The reason why I noted the equivalent of a BTC standard or silver standard in the above chart but ultimately settled on running my platform on a gold standard is because silver prices are typically too volatile to serve as a good standard, as I sought a standard to implement that would not yield wild price fluctuations in fees from quarter to quarter. And in comparison to silver, BTC is completely rogue in terms of price stability. For example, had I used the “BTC standard” to price my newsletter, at current BTC prices, my monthly subscription fee would be about $54 compared to our current monthly fee of little more than $15 (and remember this monthly fee was considerably less for the entirety of this year until I finally reinstated my suspended gold standard just a few days ago). Thus, due to BTC’s historical extreme price volatility, I determined that doing so would be a logistical nightmare as it might result in a monthly fee of $12 one month, and then $60 a month two years later, and then perhaps $25 another 12-months into the future. And this is why running a platform on a “BTC standard” was not possible. I know that many investors are lured by the constant rags to riches pitch of industry talking heads (Cathie Wood, Mike Novogratz, Michael Saylor, Blackrock and JP Morgan employees, etc.), but I simply lean more conservative in my strategies and would much rather have the bulk of my savings committed to an asset that wins the slow and steady race.
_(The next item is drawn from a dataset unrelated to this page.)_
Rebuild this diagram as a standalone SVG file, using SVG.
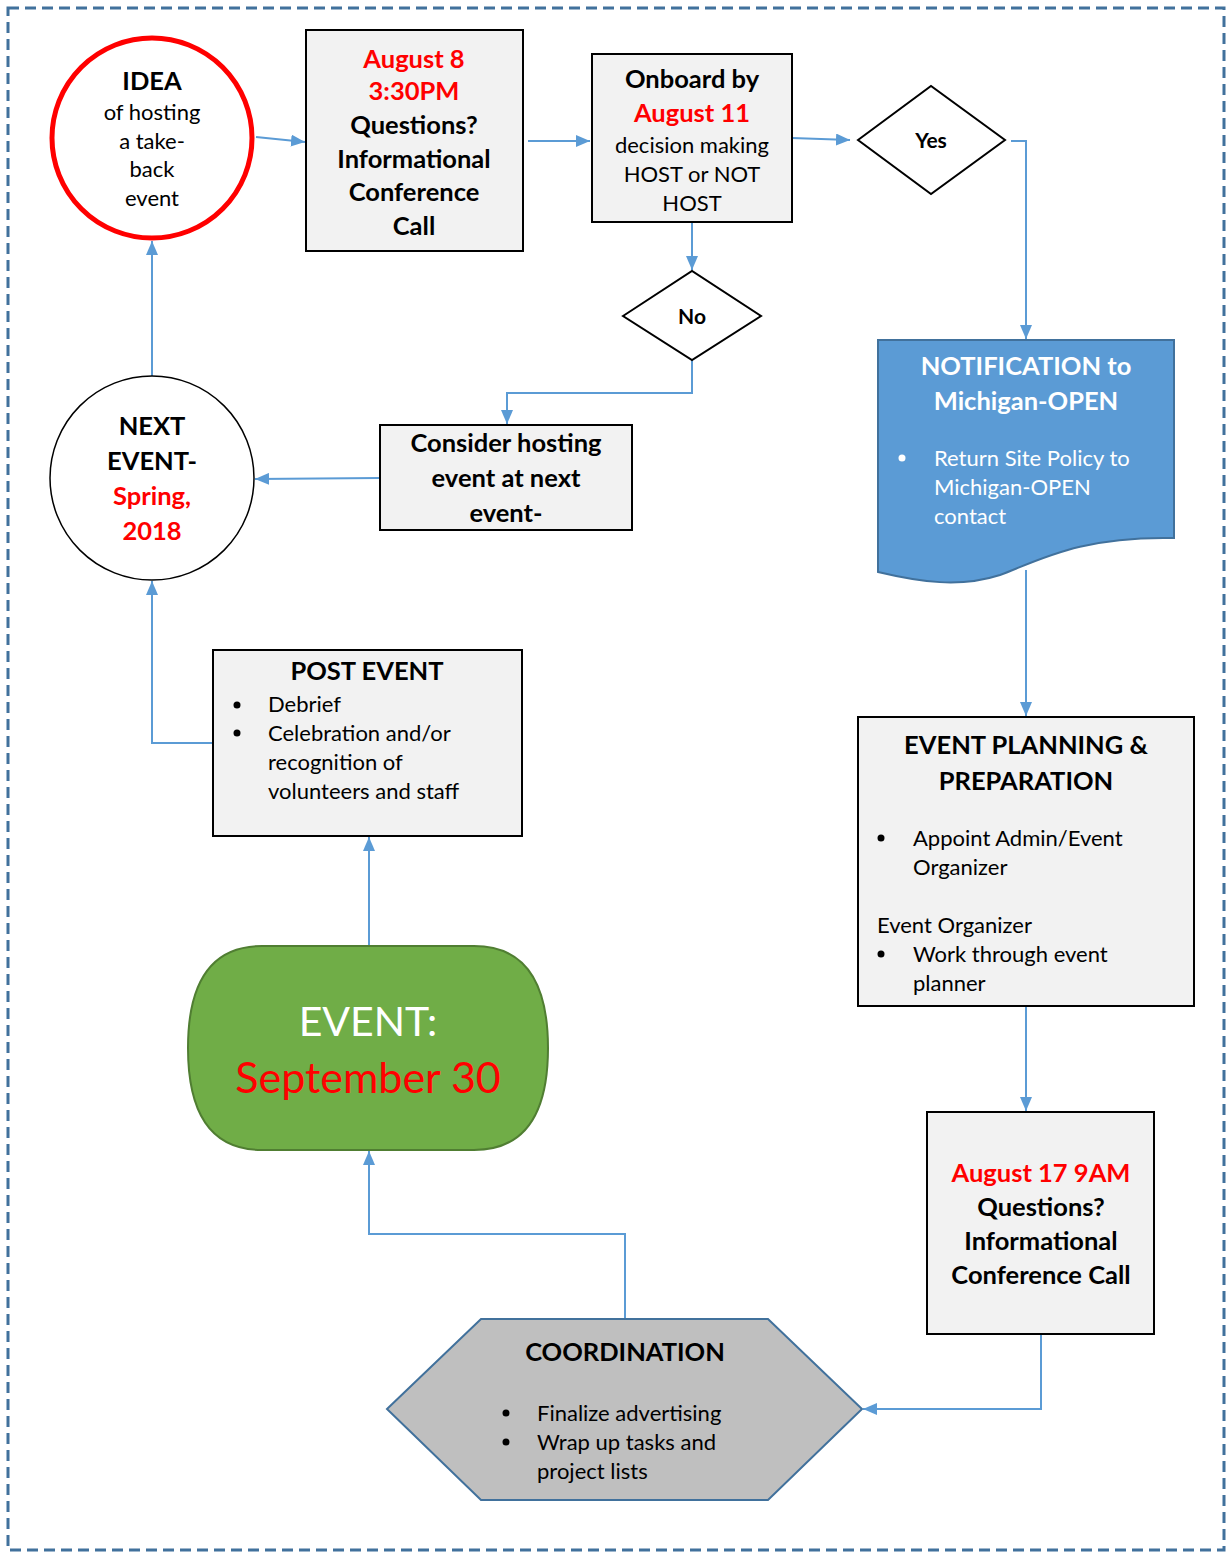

However, using the same real world example above, and acknowledging BTC’s meteoric price rise since I implemented my gold standard, even the increased monthly and annual USD fiat currency fees that occurred just a few days ago, should be mere peanuts to all those that bought BTC at the end of 2022. The resultant USD price increases from my return to my gold standard should be most irrelevant to specifically those investors that chose to buy BTC over gold at the end of 2022. As the gains in USD fiat BTC prices dwarf the slight USD price increases I’ve implemented by running my platform on a gold standard, the resultant USD fiat currency price increases should feel like a fraction of fraction of a penny to BTC investors that are both new and long-time subscribers.